EXERCISE OBJECTIVE -
Reproduce each line of the material exactly, minus any picture.

● ● ● ●

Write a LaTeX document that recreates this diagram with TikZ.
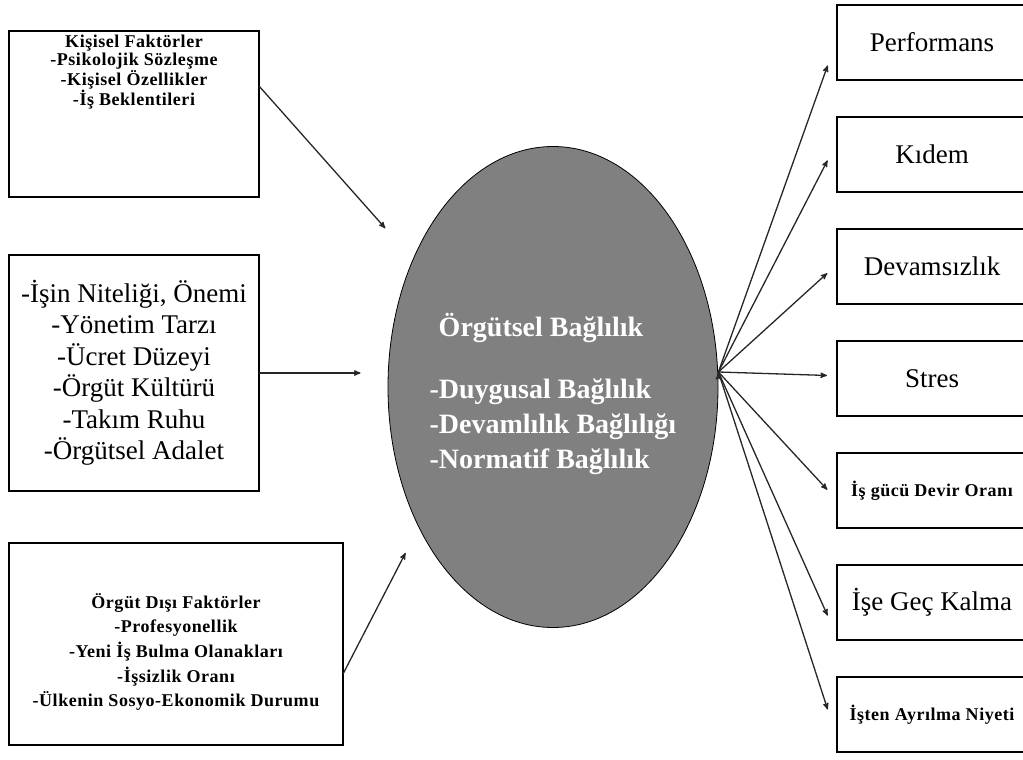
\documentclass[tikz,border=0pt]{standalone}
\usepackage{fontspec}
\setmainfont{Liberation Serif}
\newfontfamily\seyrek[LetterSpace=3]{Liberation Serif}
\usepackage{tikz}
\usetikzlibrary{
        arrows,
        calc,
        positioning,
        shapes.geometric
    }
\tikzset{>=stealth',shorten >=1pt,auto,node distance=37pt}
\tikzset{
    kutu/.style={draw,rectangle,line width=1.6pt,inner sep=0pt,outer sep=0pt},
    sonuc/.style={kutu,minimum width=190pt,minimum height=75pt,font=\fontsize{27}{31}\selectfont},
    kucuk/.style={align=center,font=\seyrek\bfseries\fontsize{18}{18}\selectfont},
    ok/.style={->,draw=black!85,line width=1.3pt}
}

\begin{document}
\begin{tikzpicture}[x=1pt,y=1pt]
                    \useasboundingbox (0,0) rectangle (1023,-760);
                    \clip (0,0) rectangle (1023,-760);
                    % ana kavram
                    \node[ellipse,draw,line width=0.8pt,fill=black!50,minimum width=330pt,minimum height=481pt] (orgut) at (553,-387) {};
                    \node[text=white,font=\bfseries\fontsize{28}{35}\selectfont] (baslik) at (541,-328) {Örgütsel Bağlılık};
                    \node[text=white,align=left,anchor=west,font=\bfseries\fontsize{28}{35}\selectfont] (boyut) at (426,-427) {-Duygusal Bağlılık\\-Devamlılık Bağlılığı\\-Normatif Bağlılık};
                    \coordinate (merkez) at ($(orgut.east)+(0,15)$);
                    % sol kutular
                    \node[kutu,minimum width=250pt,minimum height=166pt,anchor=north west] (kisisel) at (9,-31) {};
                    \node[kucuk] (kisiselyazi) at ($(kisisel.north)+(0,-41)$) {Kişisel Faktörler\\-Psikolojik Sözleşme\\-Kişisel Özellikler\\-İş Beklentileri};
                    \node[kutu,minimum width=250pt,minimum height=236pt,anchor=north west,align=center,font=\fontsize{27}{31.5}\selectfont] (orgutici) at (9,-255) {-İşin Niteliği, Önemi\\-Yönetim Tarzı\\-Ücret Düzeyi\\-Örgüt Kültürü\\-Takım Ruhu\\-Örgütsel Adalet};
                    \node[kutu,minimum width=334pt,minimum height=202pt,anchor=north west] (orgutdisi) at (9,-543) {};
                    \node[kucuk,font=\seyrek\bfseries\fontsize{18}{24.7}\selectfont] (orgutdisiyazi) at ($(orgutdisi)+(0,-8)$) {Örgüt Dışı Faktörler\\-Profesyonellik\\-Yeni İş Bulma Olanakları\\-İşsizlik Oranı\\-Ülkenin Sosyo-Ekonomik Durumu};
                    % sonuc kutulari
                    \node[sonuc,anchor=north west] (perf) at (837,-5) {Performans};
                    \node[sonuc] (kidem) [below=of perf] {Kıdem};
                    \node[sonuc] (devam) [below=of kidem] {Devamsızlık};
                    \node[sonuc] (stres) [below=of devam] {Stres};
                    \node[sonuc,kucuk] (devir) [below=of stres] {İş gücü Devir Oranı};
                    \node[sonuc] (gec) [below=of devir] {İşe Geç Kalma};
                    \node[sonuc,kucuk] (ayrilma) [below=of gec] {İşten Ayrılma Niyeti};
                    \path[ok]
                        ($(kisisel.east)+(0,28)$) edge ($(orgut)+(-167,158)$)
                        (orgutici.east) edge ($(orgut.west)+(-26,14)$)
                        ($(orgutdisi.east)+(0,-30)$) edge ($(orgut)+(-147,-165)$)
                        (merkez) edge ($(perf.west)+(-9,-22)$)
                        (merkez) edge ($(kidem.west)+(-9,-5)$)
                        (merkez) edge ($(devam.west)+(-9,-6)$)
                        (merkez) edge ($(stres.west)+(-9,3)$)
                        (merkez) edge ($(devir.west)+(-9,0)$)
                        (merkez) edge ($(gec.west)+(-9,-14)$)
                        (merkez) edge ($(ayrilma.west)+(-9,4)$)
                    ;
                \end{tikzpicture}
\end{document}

● ● ● ●

TASK ANSWER -
Write a LaTeX document that recreates this diagram with TikZ.
\documentclass[tikz,border=0pt]{standalone}
\usepackage{fontspec}
\setmainfont{Liberation Serif}
\newfontfamily\seyrek[LetterSpace=3]{Liberation Serif}
\usepackage{tikz}
\usetikzlibrary{
        arrows,
        calc,
        positioning,
        shapes.geometric
    }
\tikzset{>=stealth',shorten >=1pt,auto,node distance=37pt}
\tikzset{
    kutu/.style={draw,rectangle,line width=1.6pt,inner sep=0pt,outer sep=0pt},
    sonuc/.style={kutu,minimum width=190pt,minimum height=75pt,font=\fontsize{27}{31}\selectfont},
    kucuk/.style={align=center,font=\seyrek\bfseries\fontsize{18}{18}\selectfont},
    ok/.style={->,draw=black!85,line width=1.3pt}
}

\begin{document}
\begin{tikzpicture}[x=1pt,y=1pt]
                    \useasboundingbox (0,0) rectangle (1023,-760);
                    \clip (0,0) rectangle (1023,-760);
                    % ana kavram
                    \node[ellipse,draw,line width=0.8pt,fill=black!50,minimum width=330pt,minimum height=481pt] (orgut) at (553,-387) {};
                    \node[text=white,font=\bfseries\fontsize{28}{35}\selectfont] (baslik) at (541,-328) {Örgütsel Bağlılık};
                    \node[text=white,align=left,anchor=west,font=\bfseries\fontsize{28}{35}\selectfont] (boyut) at (426,-427) {-Duygusal Bağlılık\\-Devamlılık Bağlılığı\\-Normatif Bağlılık};
                    \coordinate (merkez) at ($(orgut.east)+(0,15)$);
                    % sol kutular
                    \node[kutu,minimum width=250pt,minimum height=166pt,anchor=north west] (kisisel) at (9,-31) {};
                    \node[kucuk] (kisiselyazi) at ($(kisisel.north)+(0,-41)$) {Kişisel Faktörler\\-Psikolojik Sözleşme\\-Kişisel Özellikler\\-İş Beklentileri};
                    \node[kutu,minimum width=250pt,minimum height=236pt,anchor=north west,align=center,font=\fontsize{27}{31.5}\selectfont] (orgutici) at (9,-255) {-İşin Niteliği, Önemi\\-Yönetim Tarzı\\-Ücret Düzeyi\\-Örgüt Kültürü\\-Takım Ruhu\\-Örgütsel Adalet};
                    \node[kutu,minimum width=334pt,minimum height=202pt,anchor=north west] (orgutdisi) at (9,-543) {};
                    \node[kucuk,font=\seyrek\bfseries\fontsize{18}{24.7}\selectfont] (orgutdisiyazi) at ($(orgutdisi)+(0,-8)$) {Örgüt Dışı Faktörler\\-Profesyonellik\\-Yeni İş Bulma Olanakları\\-İşsizlik Oranı\\-Ülkenin Sosyo-Ekonomik Durumu};
                    % sonuc kutulari
                    \node[sonuc,anchor=north west] (perf) at (837,-5) {Performans};
                    \node[sonuc] (kidem) [below=of perf] {Kıdem};
                    \node[sonuc] (devam) [below=of kidem] {Devamsızlık};
                    \node[sonuc] (stres) [below=of devam] {Stres};
                    \node[sonuc,kucuk] (devir) [below=of stres] {İş gücü Devir Oranı};
                    \node[sonuc] (gec) [below=of devir] {İşe Geç Kalma};
                    \node[sonuc,kucuk] (ayrilma) [below=of gec] {İşten Ayrılma Niyeti};
                    \path[ok]
                        ($(kisisel.east)+(0,28)$) edge ($(orgut)+(-167,158)$)
                        (orgutici.east) edge ($(orgut.west)+(-26,14)$)
                        ($(orgutdisi.east)+(0,-30)$) edge ($(orgut)+(-147,-165)$)
                        (merkez) edge ($(perf.west)+(-9,-22)$)
                        (merkez) edge ($(kidem.west)+(-9,-5)$)
                        (merkez) edge ($(devam.west)+(-9,-6)$)
                        (merkez) edge ($(stres.west)+(-9,3)$)
                        (merkez) edge ($(devir.west)+(-9,0)$)
                        (merkez) edge ($(gec.west)+(-9,-14)$)
                        (merkez) edge ($(ayrilma.west)+(-9,4)$)
                    ;
                \end{tikzpicture}
\end{document}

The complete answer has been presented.